3. Unheeded warnings went on for decades. The report describes a series of instances when leaders ignored warnings by sex abuse survivors and advocates. In fact, accusations were made with no follow up from the SBC.
4. Leaders seemed to put concern over potential litigation over people’s safety. The report says, “it is striking that many reform efforts were met with resistance, typically due to concerns over incurring legal liability.
Let me say this here. I was raised a Southern Baptist. I went to church three times a week in Paris, Texas. The First Baptist Church. Sometimes, I went even more. It was just the way it was back then.
Was it for my faith or social life that I went to church so often? Not sure. There wasn’t a lot to do in Paris, Texas, in the 1970’s.

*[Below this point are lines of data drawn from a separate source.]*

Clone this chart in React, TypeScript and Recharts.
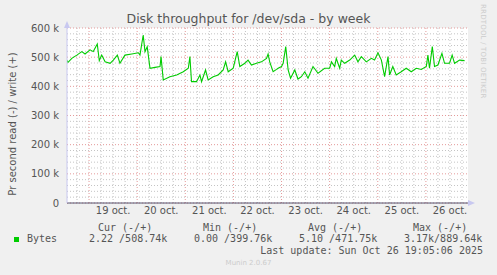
import React from 'react';
import { LineChart, Line, XAxis, YAxis, CartesianGrid } from 'recharts';

// hours since 19 oct 00:00
const hours = [
  -11.1, -10.5, -8.6, -6.1, -3.6, -2.0, 0.5, 2.1, 4.1, 5.1, 6.3, 8.0, 10.5, 12.1, 14.1, 15.4, 17.9, 21.3,
  24.6, 25.4, 27.0, 27.9, 29.0, 30.4, 32.9, 35.4, 35.9, 37.0, 40.3, 43.7, 47.0, 49.5, 50.3, 51.1, 53.6,
  55.3, 56.1, 58.1, 59.4, 61.9, 64.4, 66.9, 68.1, 69.4, 71.9, 73.9, 75.2, 77.7, 79.3, 81.0, 83.5, 86.0,
  88.5, 89.3, 90.1, 91.8, 93.5, 94.3, 96.0, 96.8, 98.1, 99.3, 100.5, 102.6, 104.2, 105.9, 107.6, 109.2,
  111.7, 114.2, 117.5, 120.0, 120.9, 122.5, 123.3, 125.0, 125.8, 127.5, 130.0, 132.5, 134.1, 135.8,
  138.3, 140.8, 142.4, 144.1, 145.8, 147.4, 149.1, 149.9, 151.5, 153.2, 155.7, 158.2, 160.7, 163.2,
  165.7, 168.2, 169.0, 169.8, 171.2, 172.3, 174.0, 176.0, 177.3, 179.8, 181.1, 182.3, 184.8, 187.3,
];

// write bytes/s, in k
const writeK = [
  490, 482, 496, 507, 519, 511, 525, 519, 545, 488, 507, 484, 479, 490, 507, 479, 507, 511, 515, 507,
  576, 519, 536, 462, 465, 468, 502, 422, 433, 439, 450, 462, 502, 416, 416, 439, 416, 456, 422, 433,
  439, 456, 484, 450, 462, 519, 468, 479, 490, 473, 479, 484, 496, 511, 484, 450, 458, 462, 468, 479,
  536, 456, 428, 456, 425, 433, 450, 428, 468, 445, 462, 462, 484, 468, 496, 462, 490, 479, 490, 507,
  484, 502, 484, 496, 490, 515, 490, 433, 502, 439, 468, 439, 450, 462, 450, 462, 458, 468, 507, 462,
  536, 468, 473, 513, 479, 479, 507, 479, 490, 488,
];

const dayTicks = [12, 36, 60, 84, 108, 132, 156, 180];
const dayLabels = ['19 oct.', '20 oct.', '21 oct.', '22 oct.', '23 oct.', '24 oct.', '25 oct.', '26 oct.'];
const midnights = [0, 24, 48, 72, 96, 120, 144, 168];
const yTicks = [0, 100000, 200000, 300000, 400000, 500000, 600000];

const legendHead = ['Cur (-/+)', 'Min (-/+)', 'Avg (-/+)', 'Max (-/+)'];
const legendVals = ['2.22 /508.74k', '0.00 /399.76k', '5.10 /471.75k', '3.17k/889.64k'];

const X_DOMAIN = [-11, 189];
const Y_MAX = 600000;

const data = hours.map((h, i) => ({ h, write: writeK[i] * 1000 }));
const minorX = Array.from({ length: 34 }, (_, i) => -6 + i * 6).filter((v) => v % 24 !== 0);
const minorY = Array.from({ length: 30 }, (_, i) => i * 20000).filter((v) => v % 100000 !== 0);

// grid helpers: map grid values to pixels inside the plot box
const gridY = (vals: number[]) => ({ offset }: any) =>
  vals.map((v) => offset.top + offset.height * (1 - v / Y_MAX));
const gridX = (vals: number[]) => ({ offset }: any) =>
  vals.map((v) => offset.left + (offset.width * (v - X_DOMAIN[0])) / (X_DOMAIN[1] - X_DOMAIN[0]));

const sans = '"DejaVu Sans", Verdana, sans-serif';
const mono = '"DejaVu Sans Mono", monospace';

export default function App() {
  const colX = [89, 194, 299, 404];
  return (
    <div style={{ position: 'absolute', left: 0, top: 0, width: 497, height: 275, background: '#f0f0f0', fontFamily: sans }}>
      <div style={{ position: 'absolute', left: 0, width: 497, top: 11, textAlign: 'center', fontSize: 12.5, color: '#555' }}>
        Disk throughput for /dev/sda - by week
      </div>
      <div style={{ position: 'absolute', left: 12, top: 124, transform: 'translate(-50%,-50%) rotate(-90deg)', whiteSpace: 'nowrap', fontSize: 10, color: '#555' }}>
        Pr second read (-) / write (+)
      </div>
      <div style={{ position: 'absolute', left: 487, top: 4, transformOrigin: '0 0', transform: 'rotate(90deg)', whiteSpace: 'nowrap', fontSize: 7, color: '#ccc', letterSpacing: 0.2 }}>
        RRDTOOL / TOBI OETIKER
      </div>
      <LineChart width={497} height={275} data={data} margin={{ top: 28, right: 29, left: 7, bottom: 42 }} style={{ position: 'absolute', left: 0, top: 0 }}>
        <CartesianGrid
          horizontalCoordinatesGenerator={gridY(minorY)}
          verticalCoordinatesGenerator={gridX(minorX)}
          stroke="#c4c4c4"
          strokeDasharray="1 2"
          fill="#fff"
          fillOpacity={1}
        />
        <CartesianGrid
          horizontalCoordinatesGenerator={gridY(yTicks)}
          verticalCoordinatesGenerator={gridX(midnights)}
          stroke="#e49a9a"
          strokeDasharray="1 2"
        />
        <XAxis
          dataKey="h"
          type="number"
          domain={X_DOMAIN}
          ticks={dayTicks}
          tickFormatter={(v) => dayLabels[dayTicks.indexOf(v)]}
          tickLine={false}
          tickSize={2}
          tickMargin={2}
          height={30}
          axisLine={{ stroke: '#555570' }}
          tick={{ fill: '#555', fontSize: 10, fontFamily: sans }}
          allowDataOverflow
        />
        <YAxis
          type="number"
          domain={[0, Y_MAX]}
          ticks={yTicks}
          tickFormatter={(v) => (v === 0 ? '0' : `${v / 1000} k`)}
          tickLine={false}
          width={60}
          axisLine={{ stroke: '#c8c8f0' }}
          tick={{ fill: '#555', fontSize: 10, fontFamily: sans }}
        />
        <Line type="linear" dataKey="write" stroke="#00cc00" strokeWidth={1.1} dot={false} isAnimationActive={false} />
      </LineChart>
      <svg width={497} height={275} style={{ position: 'absolute', left: 0, top: 0, pointerEvents: 'none' }}>
        <polygon points="64,28 70,28 67,21" fill="#c8c8f0" />
        <polygon points="468,200 468,206 475,203" fill="#c8c8f0" />
      </svg>
      {legendHead.map((t, i) => (
        <div key={t} style={{ position: 'absolute', left: colX[i] + 9, top: 222, fontFamily: mono, fontSize: 10, color: '#555', whiteSpace: 'pre' }}>
          {t}
        </div>
      ))}
      <div style={{ position: 'absolute', left: 14, top: 237, width: 5, height: 5, background: '#00cc00' }} />
      <div style={{ position: 'absolute', left: 27, top: 233, fontFamily: mono, fontSize: 10, color: '#555' }}>Bytes</div>
      {legendVals.map((t, i) => (
        <div key={t} style={{ position: 'absolute', left: colX[i], top: 233, fontFamily: mono, fontSize: 10, color: '#555', whiteSpace: 'pre' }}>
          {t}
        </div>
      ))}
      <div style={{ position: 'absolute', right: 14, top: 245, fontFamily: mono, fontSize: 10, color: '#555', whiteSpace: 'pre' }}>
        Last update: Sun Oct 26 19:05:06 2025
      </div>
      <div style={{ position: 'absolute', left: 0, width: 497, top: 259, textAlign: 'center', fontSize: 7, color: '#ccc' }}>
        Munin 2.0.67
      </div>
    </div>
  );
}
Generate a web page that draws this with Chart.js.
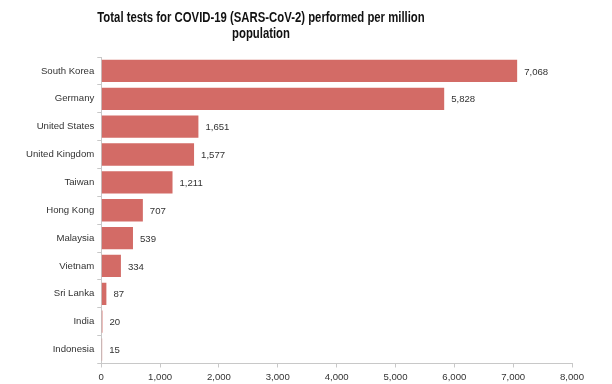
<!DOCTYPE html>
<html><head><meta charset="utf-8">
<script src="https://cdn.jsdelivr.net/npm/chart.js@4/dist/chart.umd.min.js"></script>
<style>html,body{margin:0;padding:0;background:#fff}#wrap{width:612px;height:384px}</style>
</head><body><div id="wrap"><canvas id="c"></canvas></div>
<script>
const categories = ["South Korea","Germany","United States","United Kingdom","Taiwan","Hong Kong","Malaysia","Vietnam","Sri Lanka","India","Indonesia"];
const values = [7068,5828,1651,1577,1211,707,539,334,87,20,15];
const xTicks = [0,1000,2000,3000,4000,5000,6000,7000,8000];
const titleLines = ["Total tests for COVID-19 (SARS-CoV-2) performed per million","population"];

const fmt = v => v.toLocaleString('en-US');
const labelPlugin = {
  id:'vals',
  afterDatasetsDraw(chart){
    const ctx = chart.ctx;
    const meta = chart.getDatasetMeta(0);
    ctx.save();
    ctx.font = '9.6px "Liberation Sans", Arial, sans-serif';
    ctx.fillStyle = '#333';
    ctx.textBaseline = 'middle';
    ctx.textAlign = 'left';
    meta.data.forEach((bar,i)=>{
      ctx.fillText(fmt(values[i]), bar.x + 7, bar.y + 1);
    });
    ctx.restore();
  }
};
const titlePlugin = {
  id:'narrowTitle',
  afterDraw(chart){
    const ctx = chart.ctx;
    ctx.save();
    ctx.font = 'bold 14px "Liberation Sans", Arial, sans-serif';
    ctx.fillStyle = '#111';
    ctx.textAlign = 'center';
    ctx.textBaseline = 'middle';
    const sx = 0.81, cx = 261;
    ctx.translate(cx, 0);
    ctx.scale(sx, 1);
    ctx.fillText(titleLines[0], 0, 18);
    ctx.fillText(titleLines[1], 0, 34);
    ctx.restore();
  }
};

new Chart(document.getElementById('c'), {
  type:'bar',
  data:{labels:categories, datasets:[{data:values, backgroundColor:'#d36b66', borderWidth:0, barPercentage:0.8, categoryPercentage:1.0}]},
  options:{
    indexAxis:'y', responsive:true, maintainAspectRatio:false, animation:false,
    layout:{padding:{left:23,right:40,top:57,bottom:-3}},
    plugins:{legend:{display:false}, tooltip:{enabled:false}, title:{display:false}},
    scales:{
      x:{min:0,max:8000, afterBuildTicks(s){s.ticks = xTicks.map(v=>({value:v}));},
        grid:{drawOnChartArea:false, drawTicks:true, tickLength:4, color:'#c8c8c8'},
        border:{color:'#c8c8c8'},
        ticks:{color:'#333', font:{family:'"Liberation Sans", Arial', size:9.6}, padding:4, callback:v=>fmt(v), maxRotation:0}},
      y:{grid:{drawOnChartArea:false, drawTicks:true, tickLength:4, color:'#c8c8c8', offset:true},
        border:{color:'#c8c8c8'},
        ticks:{color:'#333', font:{family:'"Liberation Sans", Arial', size:9.6}, padding:3}}
    }
  },
  plugins:[labelPlugin, titlePlugin]
});
</script></body></html>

Like so many, I left the church. Left religion. I learned I can practice my faith quite well on my own.
Did this report surprise me? Yes. Of course, you know that bad things happen. I’m not naive. What surprises me is that how many people in leadership roles in the Southern Baptist Convention knew and did nothing about it. That’s the worst part of all.
Now what? What does the SBC do with this report? Members are shaken. Upset. Ready for change.
The Southern Baptist Convention is set to meet for its annual meeting in the coming weeks. Whatever had been on the agenda, you can be certain this report will take priority.
Recommendations from the report include providing support for survivors of abuse and a survivor compensation fund.
Whatever the Southern Baptist Convention decides to do next, here’s the one big thing… it cannot be ignored.
2 thoughts on “Stunning and sad.”
Sickens me. I will not turn away from them, just open my eyes and mind that abuse of all types happen in every place. People, unfortunately, use some of the wonderful groups to worm their way in with abuse in their sick minds. WATCH FOR SIGNS!!!
No it cannnot be ignored. I have worked at a SBC Church for over 10 years now. I have worked with pastors that would not put themselves in a position to be accused of anything/ And I’ve worked with pastors that didn’t have a problem with being accused. I am not in a position to verify either one. I cannot verify that either was a problem. I do know it is a problem. Sorry to say the majority of the time it is “male” problem rather than a female problem. I wish I could say it would go away with prayer, but I’m not neived enought to sign off on that. Prayer is the answer!